A lot of thinking skills is involved, this one is a no-brainer, but sort of like a post-tutorial phase that is warming up for the real stuff. Multiple incidents of accidents, and then dead bodies were found. Another where the office of a police commissioner was looted and photos disposed of. All this connects to a curse, that have killed multiple seemingly misplaced in these crimes.
Or were they? The mystery needing to be solved in the greater scheme of things reveals how not all of it is connected, but tapping into the zeitgeist of modern society. I also have to admit just how good of a job it did, reenacting crimes of passion in the mid 70s. Where urban crimes went amok. As well as the information given from an educational standpoint, how human society is easily malleable, how poorly regulated laws leave openings, and well, your usual religious fanatics.
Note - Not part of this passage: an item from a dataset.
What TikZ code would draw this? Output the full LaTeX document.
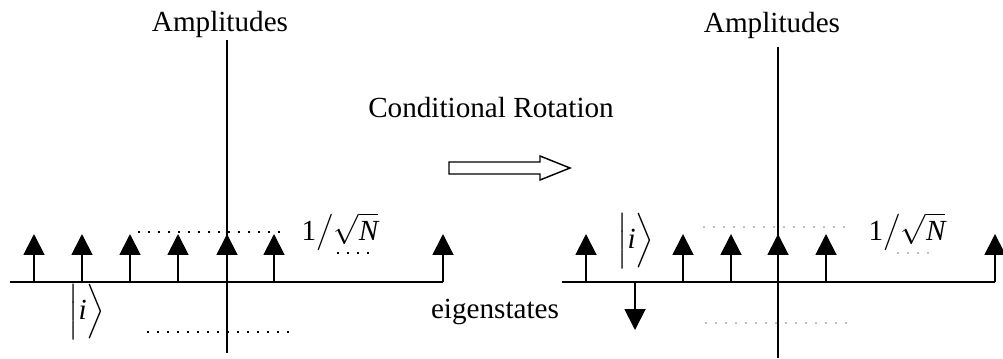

It's a simple design, made to tackle a variety of issues, all the words acquired after searching for the box, then is inserted into these filings, like vehicle owners, person of interest, decoding messages, and deciphering these eventually lead to summarizing the event.
All of these are important, each scene for every chapter provides key information needed to clue together, and eventually lead to where the Golden Idol is. I mean, you read the news once in a while, it's interesting how this game manages to capture even criminal behaviors, the way they talk, most of the time I scrutinize these to help me get closer to solving all of it.
God forbid, realism is supposed to be important for immersion. I'm fine with an indicator that tells me whether I have one or two answers wrong and that I've managed to get everything right. It's this dopamine effect that hits so well. Let me know I'm doing great.
But yeah, it's not for the faintest of hearts either, you'll be seeing a number of grizzly details, some based on real life events, others well exaggerated based on them, to the extent of even being unnerving. I mean, I play plenty of video games, but even the things some of the perpetrators do here on a holy mackerel level of screwed up. Did I mention religious fanatics?
If things do get hard, there's the tip that well, takes me to a breathing exercise and ask me specific questions, suggestions, and obvious places to look at. Very useful stuff, but I like to flex my intellect sometimes by pretending it don't exist. It's probably too helpful.
There's plenty to go off, with an engaging story and puzzles, interesting music score, I feel smarter already. Also, damn, not the right time to let weird conspiracies get in my head now.